The IAEA has a legal obligation to protect confidential information which countries share with us in implementing their safeguards agreements and additional protocols. This is why we do not disclose information about the facilities and locations we inspect. Safeguards are implemented in all countries in the same rigorous, impartial and objective manner, in accordance with these legal agreements, and with standards and practices established over decades. For States with a comprehensive safeguards agreement, our aim is to provide “credible assurance” that all nuclear material in a country remains in peaceful activities.
Ladies and Gentlemen,
Having explained the basic features of IAEA safeguards, I will now say a few words about the Joint Comprehensive Plan of Action concerning Iran’s nuclear programme, which was agreed in 2015.

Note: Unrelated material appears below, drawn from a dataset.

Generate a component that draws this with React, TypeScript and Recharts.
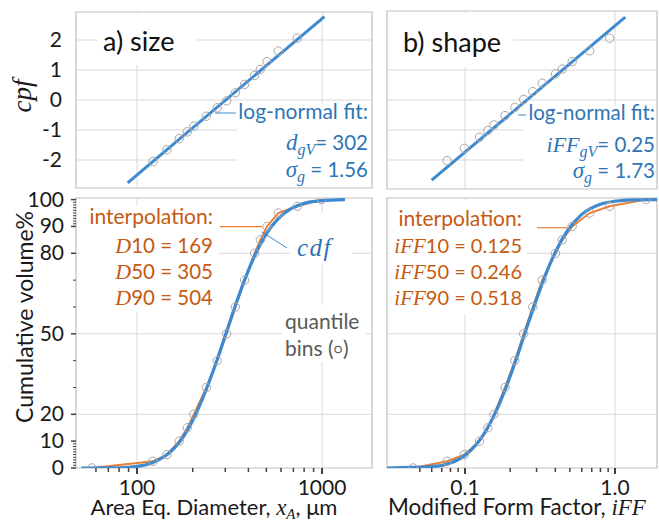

The IAEA was asked by the UN Security Council to verify and monitor that Iran is implementing its nuclear-related commitments under the JCPOA. The IAEA Board of Governors authorised us to do so. The IAEA is not a party to the agreement, but we played a key role in bringing it about.
When I spoke to you last year, the JCPOA had been in effect for just a few months. Now, almost two years since Implementation Day, I can state that the nuclear-related commitments made by Iran under the JCPOA are being implemented.
Iran is now subject to the world’s most robust nuclear verification regime. It has committed itself to fully implementing its comprehensive safeguards agreement and is provisionally applying the Additional Protocol. It also agreed to additional transparency measures under the JCPOA. Our inspectors have expanded access to locations, and have more information about Iran’s nuclear programme, which is smaller than it was before the agreement came into effect.
A week ago, I visited Tehran and met President Rouhani, Vice President Salehi and Foreign Minister Zarif. I requested them to fully implement Iran’s nuclear-related commitments under the JCPOA. They reaffirmed their determination to do so.